→ Supplied material
((

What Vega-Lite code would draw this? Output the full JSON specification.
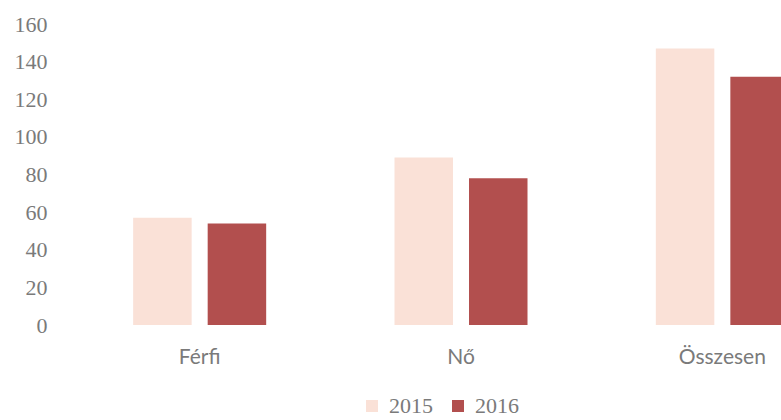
{
  "$schema": "https://vega.github.io/schema/vega-lite/v6.json",
  "autosize": {"type": "none"},
  "width": 784,
  "height": 301,
  "padding": {"left": 69, "top": 24, "right": -72, "bottom": 95},
  "background": "white",
  "data": {
    "values": [
      {"category": "Férfi", "year": "2015", "value": 57},
      {"category": "Férfi", "year": "2016", "value": 54},
      {"category": "Nő", "year": "2015", "value": 89},
      {"category": "Nő", "year": "2016", "value": 78},
      {"category": "Összesen", "year": "2015", "value": 147},
      {"category": "Összesen", "year": "2016", "value": 132}
    ]
  },
  "mark": {"type": "bar"},
  "encoding": {
    "x": {
      "field": "category",
      "type": "nominal",
      "sort": ["Férfi", "Nő", "Összesen"],
      "scale": {"paddingInner": 0.491, "paddingOuter": 0.2455},
      "axis": {
        "title": null,
        "labelAngle": 0,
        "domain": false,
        "ticks": false,
        "tickSize": 0,
        "labelFont": "Lato",
        "labelFontSize": 21,
        "labelColor": "#7a7a7a",
        "labelBaseline": "alphabetic",
        "labelPadding": 38
      }
    },
    "xOffset": {
      "field": "year",
      "type": "nominal",
      "scale": {"paddingInner": 0.215, "paddingOuter": 0}
    },
    "y": {
      "field": "value",
      "type": "quantitative",
      "scale": {"domain": [0, 160], "nice": false},
      "axis": {
        "title": null,
        "values": [0, 20, 40, 60, 80, 100, 120, 140, 160],
        "grid": false,
        "domain": false,
        "ticks": false,
        "tickSize": 0,
        "labelFont": "Liberation Serif",
        "labelFontSize": 22,
        "labelColor": "#7a7a7a",
        "labelPadding": 22
      }
    },
    "color": {
      "field": "year",
      "type": "nominal",
      "scale": {"domain": ["2015", "2016"], "range": ["#fae1d7", "#b24f4e"]},
      "legend": {
        "title": null,
        "orient": "none",
        "legendX": 292,
        "legendY": 371,
        "direction": "horizontal",
        "symbolType": "square",
        "symbolSize": 144,
        "symbolStrokeWidth": 0,
        "labelFont": "Liberation Serif",
        "labelFontSize": 22,
        "labelColor": "#7a7a7a",
        "labelOffset": 6,
        "columnPadding": 14,
        "padding": 0
      }
    }
  },
  "config": {"view": {"stroke": null}}
}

))

→ Request
Without the pictures, copy the material exactly as given.

→ Complete answer
What Vega-Lite code would draw this? Output the full JSON specification.
{
  "$schema": "https://vega.github.io/schema/vega-lite/v6.json",
  "autosize": {"type": "none"},
  "width": 784,
  "height": 301,
  "padding": {"left": 69, "top": 24, "right": -72, "bottom": 95},
  "background": "white",
  "data": {
    "values": [
      {"category": "Férfi", "year": "2015", "value": 57},
      {"category": "Férfi", "year": "2016", "value": 54},
      {"category": "Nő", "year": "2015", "value": 89},
      {"category": "Nő", "year": "2016", "value": 78},
      {"category": "Összesen", "year": "2015", "value": 147},
      {"category": "Összesen", "year": "2016", "value": 132}
    ]
  },
  "mark": {"type": "bar"},
  "encoding": {
    "x": {
      "field": "category",
      "type": "nominal",
      "sort": ["Férfi", "Nő", "Összesen"],
      "scale": {"paddingInner": 0.491, "paddingOuter": 0.2455},
      "axis": {
        "title": null,
        "labelAngle": 0,
        "domain": false,
        "ticks": false,
        "tickSize": 0,
        "labelFont": "Lato",
        "labelFontSize": 21,
        "labelColor": "#7a7a7a",
        "labelBaseline": "alphabetic",
        "labelPadding": 38
      }
    },
    "xOffset": {
      "field": "year",
      "type": "nominal",
      "scale": {"paddingInner": 0.215, "paddingOuter": 0}
    },
    "y": {
      "field": "value",
      "type": "quantitative",
      "scale": {"domain": [0, 160], "nice": false},
      "axis": {
        "title": null,
        "values": [0, 20, 40, 60, 80, 100, 120, 140, 160],
        "grid": false,
        "domain": false,
        "ticks": false,
        "tickSize": 0,
        "labelFont": "Liberation Serif",
        "labelFontSize": 22,
        "labelColor": "#7a7a7a",
        "labelPadding": 22
      }
    },
    "color": {
      "field": "year",
      "type": "nominal",
      "scale": {"domain": ["2015", "2016"], "range": ["#fae1d7", "#b24f4e"]},
      "legend": {
        "title": null,
        "orient": "none",
        "legendX": 292,
        "legendY": 371,
        "direction": "horizontal",
        "symbolType": "square",
        "symbolSize": 144,
        "symbolStrokeWidth": 0,
        "labelFont": "Liberation Serif",
        "labelFontSize": 22,
        "labelColor": "#7a7a7a",
        "labelOffset": 6,
        "columnPadding": 14,
        "padding": 0
      }
    }
  },
  "config": {"view": {"stroke": null}}
}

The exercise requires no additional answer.